One-year follow-up computed tomography scan with volume rendered reconstruction of the extent II thoracoabdominal aortic aneurysm (TAAA) repair.

Discussion

The breadth of aortic involvement in extent II TAAA repair requires extensive preoperative planning and perioperative coordination. Our patient’s previous vascular interventions, including an ascending aortic arch reconstruction, aortoiliac reconstruction, and axillary–femoral–femoral bypass further compounded the difficulty of our operative approach. We, therefore, opted to perform a hybrid repair in which a TEVAR procedure would be used to serve as an elephant trunk for standard open extent III repair. However, she experienced infrarenal aortic occlusion, making the TEVAR and open TAAA repair both mutually necessary, and each procedure needed to be performed sequentially.

The use of TEVAR allows for descending thoracic repair without the need for aortic arch cross-clamping and aortic anastomosis. This was especially important for our patient because of her previous arch reconstruction.
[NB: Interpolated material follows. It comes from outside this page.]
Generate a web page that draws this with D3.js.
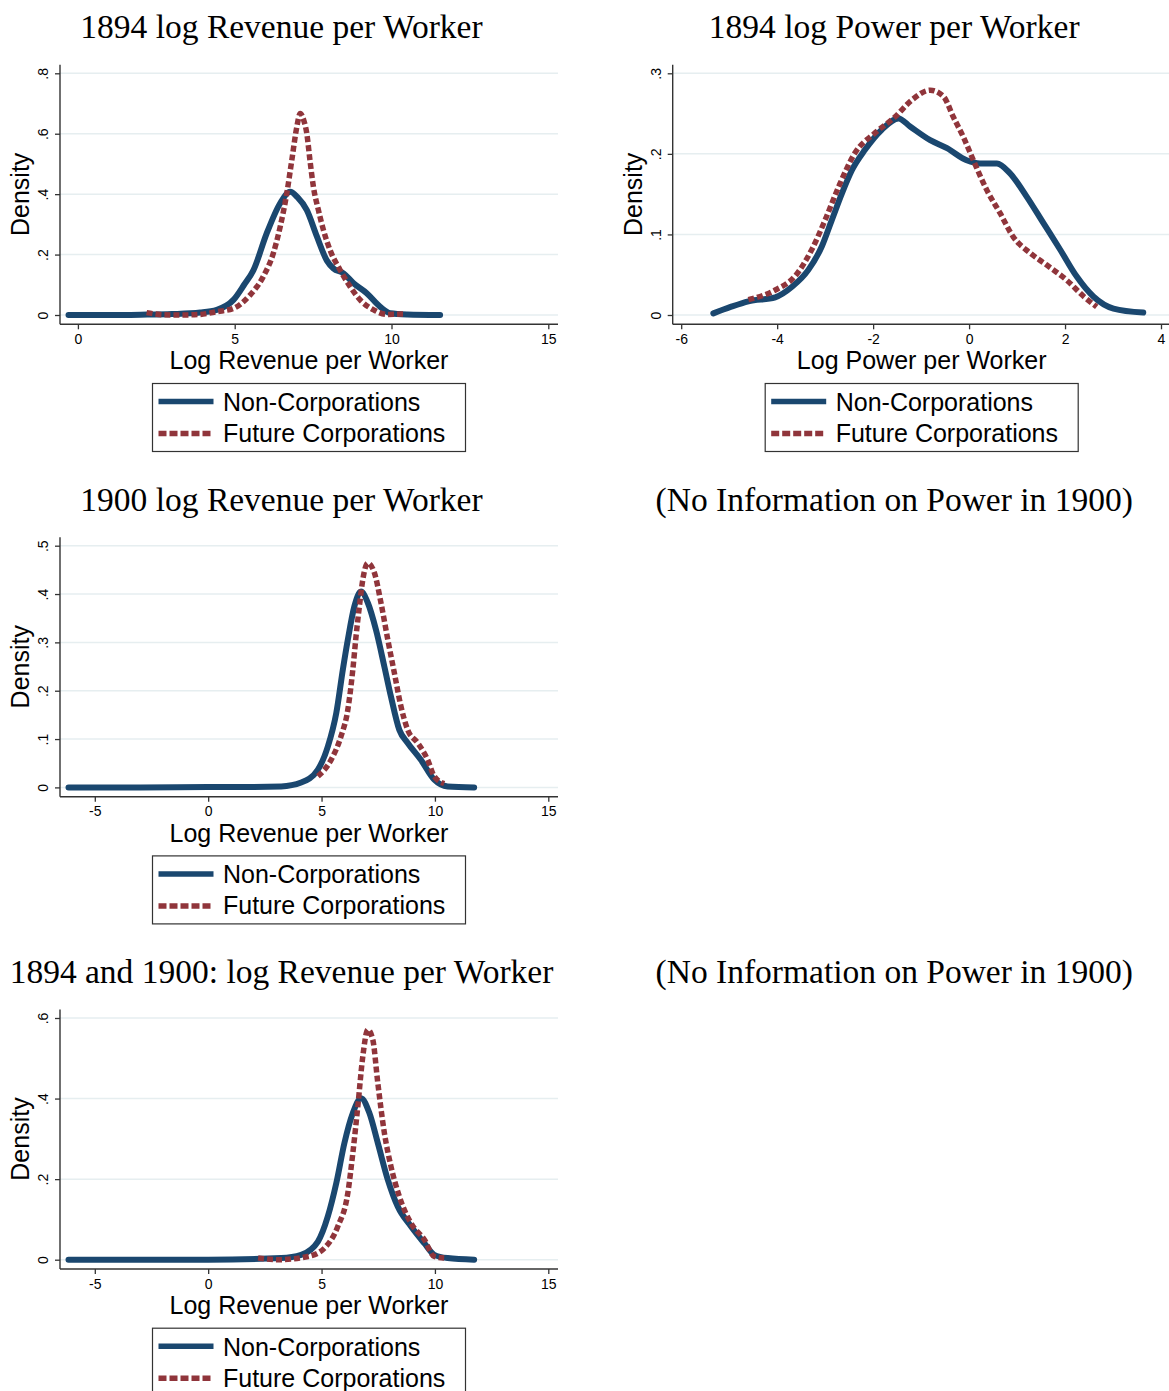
<!DOCTYPE html>
<html lang="en">
<head>
<meta charset="UTF-8">
<title>Revenue and Power per Worker densities</title>
<script src="https://d3js.org/d3.v7.min.js"></script>
<style>
  body { margin: 0; background: #fff; }
  .title { font-family: "Liberation Serif", serif; font-size: 33.5px; fill: #000; }
  .sans  { font-family: "Liberation Sans", Arial, sans-serif; fill: #000; }
  .grid  { stroke: #e6eef0; stroke-width: 1.5; }
  .axisline { stroke: #333; stroke-width: 1.4; }
</style>
</head>
<body>
<div id="chart"></div>
<script>
// ---- data ----
var seriesNames = ["Non-Corporations", "Future Corporations"];

// 1894 log revenue per worker
var rev94NonX = [-0.3, 1, 2, 3, 3.9, 4.43, 4.96, 5.3, 5.6, 6.02, 6.45, 6.77, 7.0, 7.3, 7.62, 7.94, 8.15, 8.47, 8.79, 9.21, 9.64, 9.96, 10.5, 11.55];
var rev94NonY = [0, 0, 0.001, 0.003, 0.008, 0.017, 0.05, 0.1, 0.149, 0.27, 0.37, 0.408, 0.39, 0.347, 0.26, 0.18, 0.154, 0.138, 0.105, 0.072, 0.027, 0.006, 0.002, 0];
var rev94FutX = [2.19, 2.7, 3.3, 3.9, 4.43, 4.96, 5.49, 5.91, 6.23, 6.45, 6.66, 6.82, 6.98, 7.09, 7.2, 7.3, 7.4, 7.51, 7.67, 7.83, 8.04, 8.36, 8.68, 9.0, 9.43, 9.85, 10.28, 10.4];
var rev94FutY = [0.008, 0.001, 0, 0.002, 0.011, 0.022, 0.066, 0.127, 0.204, 0.292, 0.402, 0.512, 0.622, 0.667, 0.645, 0.6, 0.512, 0.424, 0.347, 0.281, 0.215, 0.149, 0.094, 0.05, 0.017, 0.002, 0.003, 0.003];

// 1894 log power per worker
var pow94NonX = [-5.33, -4.97, -4.6, -4.04, -3.69, -3.35, -3.07, -2.86, -2.65, -2.44, -2.17, -1.82, -1.47, -1.23, -0.81, -0.46, -0.05, 0.23, 0.58, 0.85, 1.2, 1.55, 1.9, 2.24, 2.59, 3.01, 3.63];
var pow94NonY = [0.002, 0.01, 0.017, 0.022, 0.035, 0.056, 0.085, 0.118, 0.151, 0.18, 0.205, 0.23, 0.244, 0.234, 0.217, 0.207, 0.192, 0.188, 0.188, 0.176, 0.147, 0.114, 0.081, 0.048, 0.023, 0.008, 0.003];
var pow94FutX = [-4.6, -4.04, -3.63, -3.28, -3.0, -2.72, -2.38, -1.96, -1.54, -1.19, -0.81, -0.53, -0.33, -0.12, 0.09, 0.37, 0.65, 0.92, 1.27, 1.62, 2.04, 2.39, 2.66];
var pow94FutY = [0.019, 0.031, 0.048, 0.081, 0.118, 0.159, 0.201, 0.226, 0.246, 0.267, 0.279, 0.271, 0.246, 0.221, 0.192, 0.155, 0.126, 0.097, 0.077, 0.062, 0.043, 0.023, 0.01];

// 1900 log revenue per worker
var rev00NonX = [-6.16, -3, 0, 2, 3.22, 4.1, 4.84, 5.28, 5.65, 5.94, 6.16, 6.45, 6.74, 7.04, 7.4, 7.77, 8.06, 8.43, 8.8, 9.38, 9.97, 10.56, 11.73];
var rev00NonY = [0, 0, 0.001, 0.001, 0.002, 0.01, 0.037, 0.085, 0.154, 0.244, 0.306, 0.375, 0.405, 0.382, 0.326, 0.25, 0.188, 0.119, 0.092, 0.057, 0.016, 0.002, 0];
var rev00FutX = [4.84, 5.42, 5.86, 6.16, 6.38, 6.52, 6.67, 6.82, 7.04, 7.33, 7.62, 7.92, 8.21, 8.5, 8.8, 9.24, 9.68, 9.97, 10.41];
var rev00FutY = [0.023, 0.057, 0.106, 0.161, 0.244, 0.312, 0.375, 0.43, 0.464, 0.444, 0.382, 0.306, 0.237, 0.168, 0.119, 0.092, 0.057, 0.023, 0.008];

// 1894 and 1900 pooled
var revAllNonX = [-6.16, 0, 3.22, 4.1, 4.84, 5.28, 5.65, 6.01, 6.38, 6.74, 7.11, 7.48, 7.92, 8.36, 8.94, 9.53, 9.97, 10.56, 11.73];
var revAllNonY = [0, 0, 0.004, 0.012, 0.045, 0.108, 0.19, 0.29, 0.364, 0.401, 0.364, 0.29, 0.199, 0.132, 0.083, 0.041, 0.012, 0.004, 0];
var revAllFutX = [2.2, 3.08, 4.4, 5.13, 5.72, 6.16, 6.38, 6.6, 6.82, 7.04, 7.26, 7.48, 7.77, 8.06, 8.43, 8.94, 9.53, 9.97, 10.41];
var revAllFutY = [0.004, 0, 0.008, 0.029, 0.083, 0.166, 0.265, 0.381, 0.505, 0.571, 0.546, 0.439, 0.315, 0.232, 0.157, 0.091, 0.05, 0.008, 0.004];

// ticks
var revTicks94 = [0, 5, 10, 15];
var revTicks00 = [-5, 0, 5, 10, 15];
var powTicks = [-6, -4, -2, 0, 2, 4];
var densTicks94 = [0, 0.2, 0.4, 0.6, 0.8];
var densLabels94 = ["0", ".2", ".4", ".6", ".8"];
var densTicksPow = [0, 0.1, 0.2, 0.3];
var densLabelsPow = ["0", ".1", ".2", ".3"];
var densTicks00 = [0, 0.1, 0.2, 0.3, 0.4, 0.5];
var densLabels00 = ["0", ".1", ".2", ".3", ".4", ".5"];
var densTicksAll = [0, 0.2, 0.4, 0.6];
var densLabelsAll = ["0", ".2", ".4", ".6"];

var titles = ["1894 log Revenue per Worker", "1894 log Power per Worker",
              "1900 log Revenue per Worker", "1894 and 1900: log Revenue per Worker"];
var noInfoText = "(No Information on Power in 1900)";

var blue = "#1a476f", red = "#90353b";

// ---- page ----
var W = 1169, H = 1391;
var svg = d3.select("#chart").append("svg")
    .attr("width", W).attr("height", H);
svg.append("rect").attr("width", W).attr("height", H).attr("fill", "#fff");

function zip(xs, ys) { return xs.map(function(x, i) { return [x, ys[i]]; }); }

// panel geometry: L = y axis x, B = x axis y
function drawPanel(p) {
  var L = p.L, B = p.B;
  var g = svg.append("g");

  var allX = p.series.reduce(function(a, s) { return a.concat(s.x); }, []);
  var xmin = Math.min(d3.min(allX), p.xTicks[0]);
  var xmax = Math.max(d3.max(allX), p.xTicks[p.xTicks.length - 1]);
  var x = d3.scaleLinear().domain([xmin, xmax]).range([L + 8.5, L + 488.3]);
  var y = d3.scaleLinear().domain([0, p.yTicks[p.yTicks.length - 1]]).range([B - 9.3, B - 251]);

  // title
  g.append("text").attr("class", "title")
    .attr("x", L + 221.5).attr("y", B - 286)
    .attr("text-anchor", "middle").text(p.title);

  // grid
  g.selectAll(".grid").data(p.yTicks).enter().append("line")
    .attr("class", "grid")
    .attr("x1", L).attr("x2", L + 498)
    .attr("y1", function(d) { return y(d); })
    .attr("y2", function(d) { return y(d); });

  // y axis
  var yAxis = d3.axisLeft(y).tickValues(p.yTicks).tickSize(5).tickSizeOuter(0)
    .tickFormat(function(d, i) { return p.yLabels[i]; });
  var ya = g.append("g").attr("transform", "translate(" + L + ",0)").call(yAxis);
  ya.select(".domain").remove();
  ya.selectAll(".tick line").attr("stroke", "#333").attr("stroke-width", 1.3);
  ya.selectAll(".tick text")
    .attr("class", "sans").attr("font-size", 14)
    .attr("x", null).attr("dy", null)
    .attr("transform", "translate(-12,0) rotate(-90)")
    .attr("text-anchor", "middle").attr("y", 0);
  g.append("line").attr("class", "axisline")
    .attr("x1", L).attr("x2", L).attr("y1", B).attr("y2", B - 259.5);

  // x axis (plain hyphen for negatives, as in the original)
  var xAxis = d3.axisBottom(x).tickValues(p.xTicks).tickSize(5).tickSizeOuter(0)
    .tickFormat(function(d) { return String(d); });
  var xa = g.append("g").attr("transform", "translate(0," + B + ")").call(xAxis);
  xa.select(".domain").remove();
  xa.selectAll(".tick line").attr("stroke", "#333").attr("stroke-width", 1.3);
  xa.selectAll(".tick text").attr("class", "sans").attr("font-size", 14)
    .attr("dy", null).attr("y", 19.5);
  g.append("line").attr("class", "axisline")
    .attr("x1", L).attr("x2", L + 498).attr("y1", B).attr("y2", B);

  // axis titles
  g.append("text").attr("class", "sans").attr("font-size", 25)
    .attr("text-anchor", "middle")
    .attr("transform", "translate(" + (L - 31) + "," + (B - 130) + ") rotate(-90)")
    .text("Density");
  g.append("text").attr("class", "sans").attr("font-size", 25)
    .attr("text-anchor", "middle")
    .attr("x", L + 249).attr("y", B + 45)
    .text(p.xTitle);

  // density curves
  var line = d3.line()
    .x(function(d) { return x(d[0]); })
    .y(function(d) { return y(d[1]); })
    .curve(d3.curveMonotoneX);
  p.series.forEach(function(s, i) {
    g.append("path")
      .datum(zip(s.x, s.y))
      .attr("d", line)
      .attr("fill", "none")
      .attr("stroke", i === 0 ? blue : red)
      .attr("stroke-width", i === 0 ? 6 : 5.5)
      .attr("stroke-linecap", i === 0 ? "round" : "butt")
      .attr("stroke-linejoin", "round")
      .attr("stroke-dasharray", i === 0 ? null : "6,3");
  });

  // legend
  var lx = L + 92.5, ly = B + 59.2;
  var lg = g.append("g").attr("transform", "translate(" + lx + "," + ly + ")");
  lg.append("rect").attr("width", 313).attr("height", 68)
    .attr("fill", "#fff").attr("stroke", "#333").attr("stroke-width", 1.2);
  seriesNames.forEach(function(name, i) {
    lg.append("line")
      .attr("x1", 6).attr("x2", 61)
      .attr("y1", 18 + i * 32).attr("y2", 18 + i * 32)
      .attr("stroke", i === 0 ? blue : red)
      .attr("stroke-width", 5.5)
      .attr("stroke-dasharray", i === 0 ? null : "8,3");
    lg.append("text").attr("class", "sans").attr("font-size", 25)
      .attr("x", 70.5).attr("y", 27.5 + i * 31)
      .text(name);
  });
}

var panels = [
  { L: 60, B: 324.3, title: titles[0], xTitle: "Log Revenue per Worker",
    xTicks: revTicks94, yTicks: densTicks94, yLabels: densLabels94,
    series: [{ x: rev94NonX, y: rev94NonY }, { x: rev94FutX, y: rev94FutY }] },
  { L: 672.7, B: 324.3, title: titles[1], xTitle: "Log Power per Worker",
    xTicks: powTicks, yTicks: densTicksPow, yLabels: densLabelsPow,
    series: [{ x: pow94NonX, y: pow94NonY }, { x: pow94FutX, y: pow94FutY }] },
  { L: 60, B: 796.7, title: titles[2], xTitle: "Log Revenue per Worker",
    xTicks: revTicks00, yTicks: densTicks00, yLabels: densLabels00,
    series: [{ x: rev00NonX, y: rev00NonY }, { x: rev00FutX, y: rev00FutY }] },
  { L: 60, B: 1269, title: titles[3], xTitle: "Log Revenue per Worker",
    xTicks: revTicks00, yTicks: densTicksAll, yLabels: densLabelsAll,
    series: [{ x: revAllNonX, y: revAllNonY }, { x: revAllFutX, y: revAllFutY }] }
];
panels.forEach(drawPanel);

// empty right-hand cells only carry a title
[796.7, 1269].forEach(function(B) {
  svg.append("text").attr("class", "title")
    .attr("x", 672.7 + 221.5).attr("y", B - 286)
    .attr("text-anchor", "middle").text(noInfoText);
});
</script>
</body>
</html>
Furthermore, given the extent of the TAAA and no safe sequential clamping sites, we decided to reconstruct the visceral vessels with individual bypasses instead of reimplantation onto the main graft. With the use of our LHB circuit, each visceral and renal vessel was individually bypassed, with <10 minutes each of visceral and renal ischemia time.

Throughout the procedure, other forms of previously established multimodal organ protection were also used.5, 6, 7, 8 We placed a spinal cord drain at the start of the case for postoperative spinal cord perfusion pressure control. An LHB was established and used to perfuse the pelvis and lower extremities through the patent left femoral system and to perfuse the viscera and kidneys through direct access of the aorta.

Conclusions

The use of a staged repair distributes the cumulative spinal cord ischemia burden and allows time for vascular remodeling and collateralization.3, 4, 5 Although our case could not be performed using a staged repair, our results were comparable, with the expected acute kidney injury and no long-term renal failure, paralysis or paraplegia.